Given instruction → The required output is a single number: how many lines of the material contain the string "code".

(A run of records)

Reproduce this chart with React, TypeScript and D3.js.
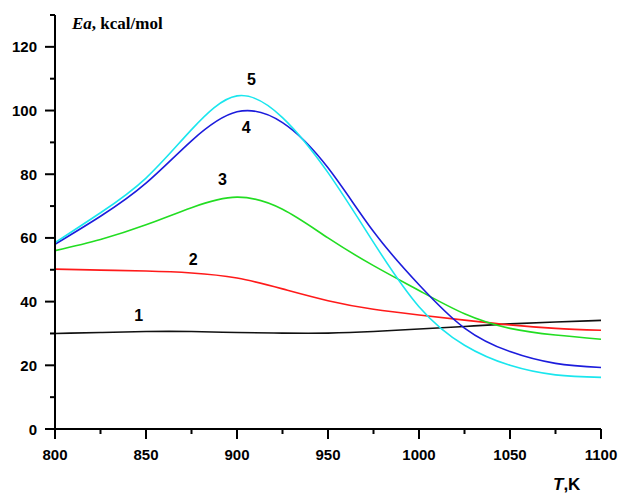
import React from "react";
import { scaleLinear, line, curveNatural, range } from "d3";

// temperature grid, K
const temps = [800, 825, 850, 875, 900, 925, 950, 975, 1000, 1025, 1050, 1075, 1100];

// activation energy, kcal/mol, curves 1..5
const curve1 = [30.0, 30.3, 30.6, 30.6, 30.3, 30.1, 30.1, 30.6, 31.4, 32.2, 33.0, 33.6, 34.1];
const curve2 = [50.2, 49.9, 49.6, 49.0, 47.4, 44.0, 40.3, 37.6, 35.8, 34.2, 32.7, 31.6, 31.0];
const curve3 = [56.0, 59.5, 64.1, 69.5, 72.8, 69.0, 60.0, 51.3, 43.5, 36.2, 31.6, 29.5, 28.2];
const curve4 = [58.0, 66.8, 77.2, 90.5, 99.6, 96.2, 82.0, 62.0, 45.3, 31.7, 24.3, 20.6, 19.3];
const curve5 = [58.5, 67.9, 78.8, 94.0, 104.6, 97.8, 80.5, 58.6, 38.4, 26.3, 20.0, 17.0, 16.2];

const curves = [curve1, curve2, curve3, curve4, curve5];
const curveNames = ["1", "2", "3", "4", "5"];
const curveColors = ["#111111", "#ff1a1a", "#22dd22", "#1c1cdc", "#1ae6ee"];
// where each number label sits (data coords)
const labelT = [846, 876, 892, 905, 908];
const labelE = [35.5, 53.2, 78.3, 94.8, 109.8];

const xTicks = [800, 850, 900, 950, 1000, 1050, 1100];
const yTicks = [0, 20, 40, 60, 80, 100, 120];

export default function App() {
  const x = scaleLinear().domain([800, 1100]).range([55, 601]);
  const y = scaleLinear().domain([0, 130]).range([429, 15]);

  const minorX = range(825, 1100, 50);
  const minorY = range(10, 131, 20);

  const numFont = "'Liberation Sans', Arial, sans-serif";

  return (
    <svg
      width={621}
      height={495}
      style={{ position: "absolute", left: 0, top: 0, background: "#fff" }}
    >
      {curves.map((vals, i) => {
        const path = line<number>()
          .x((_, j) => x(temps[j]))
          .y((d) => y(d))
          .curve(curveNatural)(vals);
        return (
          <path
            key={i}
            d={path || ""}
            fill="none"
            stroke={curveColors[i]}
            strokeWidth={1.6}
          />
        );
      })}

      {/* axes */}
      <g stroke="#000" strokeWidth={2}>
        <line x1={x(800)} x2={x(800)} y1={y(0) + 1} y2={y(130)} />
        <line x1={x(800) - 1} x2={x(1100)} y1={y(0)} y2={y(0)} />
        {yTicks.map((t) => (
          <line key={"yt" + t} x1={x(800) - 10} x2={x(800)} y1={y(t)} y2={y(t)} />
        ))}
        {minorY.map((t) => (
          <line key={"ym" + t} x1={x(800) - 5} x2={x(800)} y1={y(t)} y2={y(t)} />
        ))}
        {xTicks.map((t) => (
          <line key={"xt" + t} x1={x(t)} x2={x(t)} y1={y(0)} y2={y(0) + 10} />
        ))}
        {minorX.map((t) => (
          <line key={"xm" + t} x1={x(t)} x2={x(t)} y1={y(0)} y2={y(0) + 5} />
        ))}
      </g>

      <g fontFamily={numFont} fontWeight="bold" fontSize={15} fill="#000">
        {yTicks.map((t) => (
          <text key={"yl" + t} x={37} y={y(t)} textAnchor="end" dominantBaseline="central">
            {t}
          </text>
        ))}
        {xTicks.map((t) => (
          <text key={"xl" + t} x={x(t)} y={454} textAnchor="middle" dominantBaseline="central">
            {t}
          </text>
        ))}
      </g>

      <g fontFamily={numFont} fontWeight="bold" fontSize={16} fill="#000">
        {curveNames.map((n, i) => (
          <text
            key={"cl" + n}
            x={x(labelT[i])}
            y={y(labelE[i])}
            textAnchor="middle"
            dominantBaseline="central"
          >
            {n}
          </text>
        ))}
      </g>

      <text
        x={72}
        y={29}
        fontFamily="'Liberation Serif', 'Times New Roman', serif"
        fontWeight="bold"
        fontSize={17}
      >
        <tspan fontStyle="italic">Ea</tspan>, kcal/mol
      </text>

      <text x={553} y={490} fontFamily={numFont} fontWeight="bold" fontSize={17}>
        <tspan fontStyle="italic">T</tspan>,K
      </text>
    </svg>
  );
}
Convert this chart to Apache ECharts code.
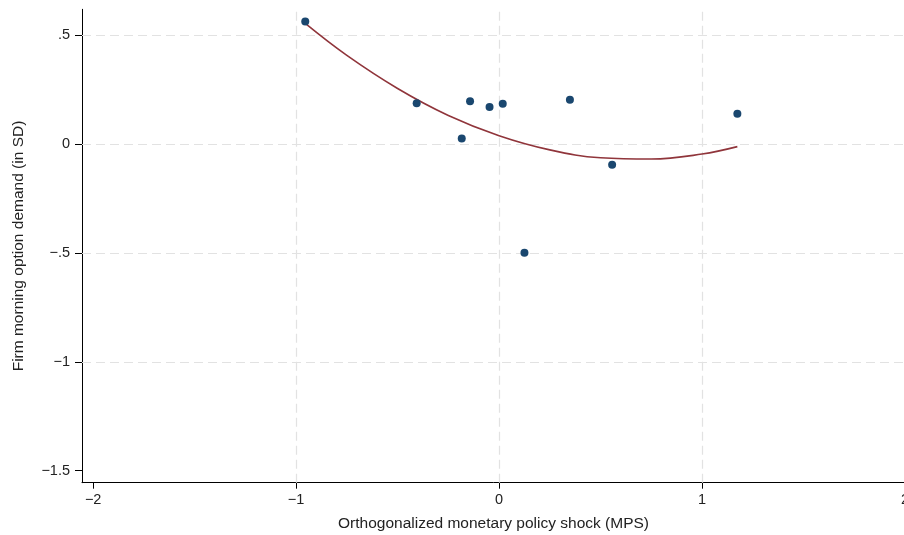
<!DOCTYPE html>
<html>
<head>
<meta charset="utf-8">
<script src="https://cdn.jsdelivr.net/npm/echarts@6/dist/echarts.min.js"></script>
<style>
  html, body { margin: 0; padding: 0; background: #fff; }
  #chart { width: 904px; height: 535px; }
</style>
</head>
<body>
<div id="chart"></div>
<script>
// Binned scatter: monetary policy shock vs. morning option demand
const shockX = [-0.955, -0.406, -0.184, -0.143, -0.047, 0.018, 0.125, 0.349, 0.557, 1.174];
const demandY = [0.564, 0.188, 0.026, 0.197, 0.171, 0.186, -0.499, 0.205, -0.094, 0.140];

// Quadratic fit curve, sampled along the x range
const fitX = [-0.955, -0.75, -0.5, -0.25, 0, 0.25, 0.5, 0.75, 1.0, 1.174];
const fitY = [0.555, 0.408, 0.256, 0.132, 0.039, -0.026, -0.062, -0.068, -0.045, -0.011];

// Tick values and labels
const xTicks = [-2, -1, 0, 1, 2];
const xTickLabels = ['\u22122', '\u22121', '0', '1', '2'];
const yTicks = [0.5, 0, -0.5, -1, -1.5];
const yTickLabels = ['.5', '0', '\u2212.5', '\u22121', '\u22121.5'];

// Gridlines (none drawn at the axis extremes)
const xGrid = [-1, 0, 1, 2];
const yGrid = [0.5, 0, -0.5, -1];

const FONT = 'Liberation Sans, Arial, Helvetica, sans-serif';

function labelFor(ticks, labels) {
  return function (v) {
    for (let i = 0; i < ticks.length; i++) {
      if (Math.abs(ticks[i] - v) < 1e-6) return labels[i];
    }
    return '';
  };
}

const chart = echarts.init(document.getElementById('chart'), null, { renderer: 'canvas' });

const gridStyle = { color: '#e2e2e2', width: 1.2, type: [9, 5] };

chart.setOption({
  animation: false,
  backgroundColor: '#ffffff',
  grid: {
    left: 82, right: -1, top: 9.3, bottom: 52.3,
    containLabel: false,
    outerBoundsMode: 'none'
  },
  xAxis: {
    type: 'value',
    min: -2.055,
    max: 2.0,
    name: 'Orthogonalized monetary policy shock (MPS)',
    nameLocation: 'middle',
    nameGap: 33,
    nameMoveOverlap: false,
    nameTextStyle: { fontFamily: FONT, fontSize: 15.5, color: '#222' },
    axisLine: { show: true, onZero: false, lineStyle: { color: '#000', width: 1 } },
    axisTick: { show: true, customValues: xTicks, length: 6, lineStyle: { color: '#000' } },
    axisLabel: {
      customValues: xTicks,
      formatter: labelFor(xTicks, xTickLabels),
      fontFamily: FONT, fontSize: 14.5, color: '#222', margin: 10
    },
    splitLine: { show: false }
  },
  yAxis: {
    type: 'value',
    min: -1.555,
    max: 0.62,
    name: 'Firm morning option demand (in SD)',
    nameLocation: 'middle',
    nameGap: 55,
    nameRotate: 90,
    nameMoveOverlap: false,
    nameTextStyle: { fontFamily: FONT, fontSize: 15.5, color: '#222' },
    axisLine: { show: true, onZero: false, lineStyle: { color: '#000', width: 1 } },
    axisTick: { show: true, customValues: yTicks, length: 7, lineStyle: { color: '#000' } },
    axisLabel: {
      customValues: yTicks,
      formatter: labelFor(yTicks, yTickLabels),
      fontFamily: FONT, fontSize: 14.5, color: '#222', margin: 12
    },
    splitLine: { show: false }
  },
  series: [
    {
      type: 'line',
      data: [],
      silent: true,
      zlevel: 0,
      markLine: {
        silent: true,
        symbol: 'none',
        label: { show: false },
        lineStyle: gridStyle,
        data: xGrid.map(v => ({ xAxis: v })).concat(yGrid.map(v => ({ yAxis: v })))
      },
      z: 1
    },
    {
      type: 'line',
      data: fitX.map((x, i) => [x, fitY[i]]),
      smooth: 0.4,
      showSymbol: false,
      symbol: 'none',
      lineStyle: { color: '#90353b', width: 1.6 },
      zlevel: 1,
      z: 3
    },
    {
      type: 'scatter',
      data: shockX.map((x, i) => [x, demandY[i]]),
      symbol: 'circle',
      symbolSize: 8,
      itemStyle: { color: '#1a476f', opacity: 1 },
      zlevel: 1,
      z: 4
    }
  ]
});
</script>
</body>
</html>
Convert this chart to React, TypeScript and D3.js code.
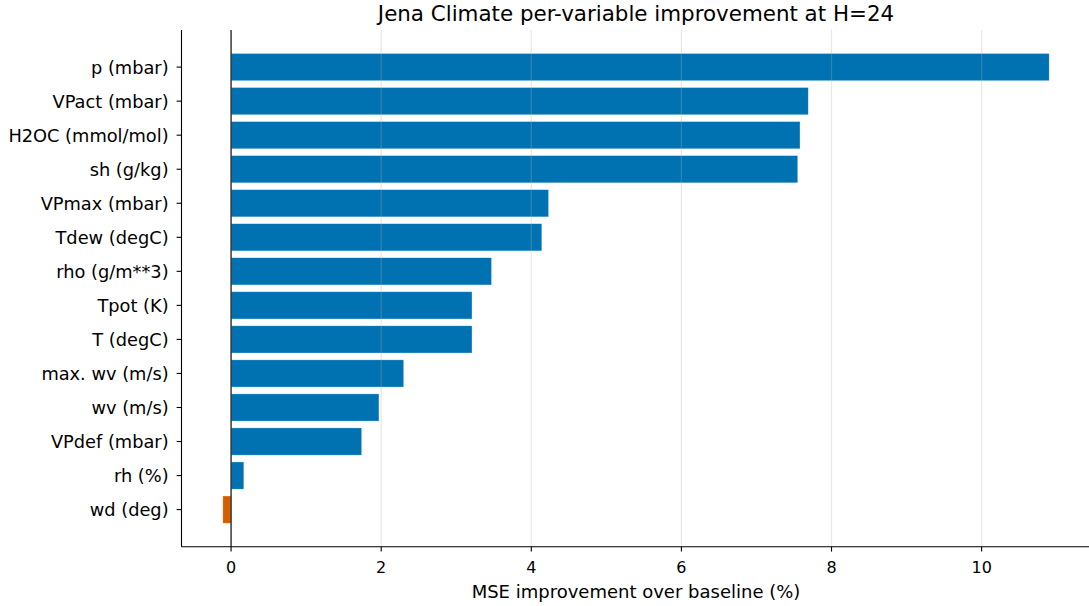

Exercise answer → 2